How does a guy who packs his theater with sold-out, off-the-wall productions like Psycho Beach Party and Texas Chainsaw Musical dare to mess with what seems like a winning formula? Why, for instance, even consider trotting out a chestnut like Of Mice and Men or 12 Angry Men when advance sales for shows like Debby Does Dallas: the Musical are breaking his box office records?
Another artistic director might consider it risky business to tarnish his theater's trendy identity with more traditional fare, especially with a growing audience that's eager to pony up for the edgier stuff. But not Patrick Ciamacco. He seems equally passionate and possibly even more capable when directing a classic such as his current production of Our Town.
Even more daring is the way Mr. C serves up this famous American classic in all its stripped-down splendor, giving our imaginations only the most essential nudges to recreate Grover's Corners: a mere hint of costumes, a set that's nearly as non-existent as the multiple props created out of thin air by the actors' unaffected gestures, and a judicious use of ambient sound cues, all of which add to the seamlessness of the play's shifts in time and place over a 14-year period. As a bonus, the unaccompanied vocals of the church choir (under the musical direction of Matt Dolan) are beautifully timed, straightforward and moving.
Written in the late 1930s, Our Town is one of those scripts high schools often latch onto because of its large cast and bare-bones staging. It never threatens to blow the theater department's fall budget. But as a play, Our Town is deceptively simple, and its complexities often get lost in the hands of inexperienced actors. The text is layered with some of playwright Thornton Wilder's most mature, challenging, provocative, and at times brutally honest ideas. But thanks to Ciamacco's direction and the equally unfussy performances of this cast, the text is allowed to breathe and simply be the real star of this show.
While some of the actors seem more skilled than others, this is a unified effort and all the players, from youngest to oldest, seem to be of one mind. As the all-knowing but oh-so-likable Stage Manager, Darius Stubbs never misses a chance to connect with his audience, giving all equal benefit of the doubt with his sincere "y'know what I mean?" His are the most powerfully landed, memorable moments, each rich with depth and understanding and spoken by someone who's clearly come by his wisdom first hand.

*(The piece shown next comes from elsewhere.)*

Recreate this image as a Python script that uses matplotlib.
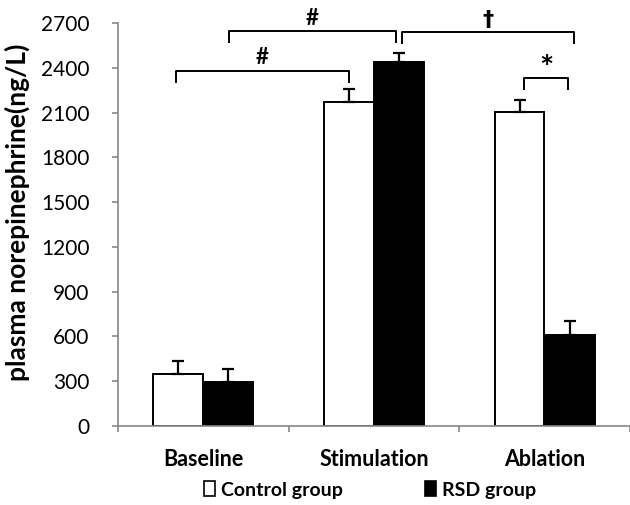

Equally moving performances are handed in by Dr. and Mrs. Gibbs, (John Polk and Laura Starnik) who manage to make the early 1900's more authentic than quaint and marriage more meaningful than ever. Polk's understated warmth as a father and Starnik's ability to let us see her emotional struggles through her outward maternal resolve lend real gravitas to their scenes.
Perren Hedderson as their son, George Gibbs, and Becca Frick as the love of his life, Emily Webb, both find their way into the hearts and minds of young men and women at the turn of the century, making their roles both relevant and fully dimensional. They never stray into a Little House on the Prairie cuteness as so many Georges and Emilys are tempted to do. Hedderson is especially gifted when it comes to sharing his unencumbered openness and honesty on stage.
As the younger Webb and Gibbs siblings, both Makenna Weyburne and Joseph Daso share some very mature and meaningful work. Nate Summers, in the somewhat thankless role of Howie Newsome, lends his energy and charm to the rich landscape of Grover's Corners, as do several others.
What a gift Blank Canvas is giving us, to feel we're being trusted to sit in the dark, take it all in and "get it" on our own ... without needing special effects or unnecessary theatrical contrivances to explain it or keep us entertained.
If you're unfamiliar with Our Town, this is the perfect chance to see it as it was meant to be seen. If you feel you've seen it often enough, you might be short-changing yourself of a truly meaningful evening of theater.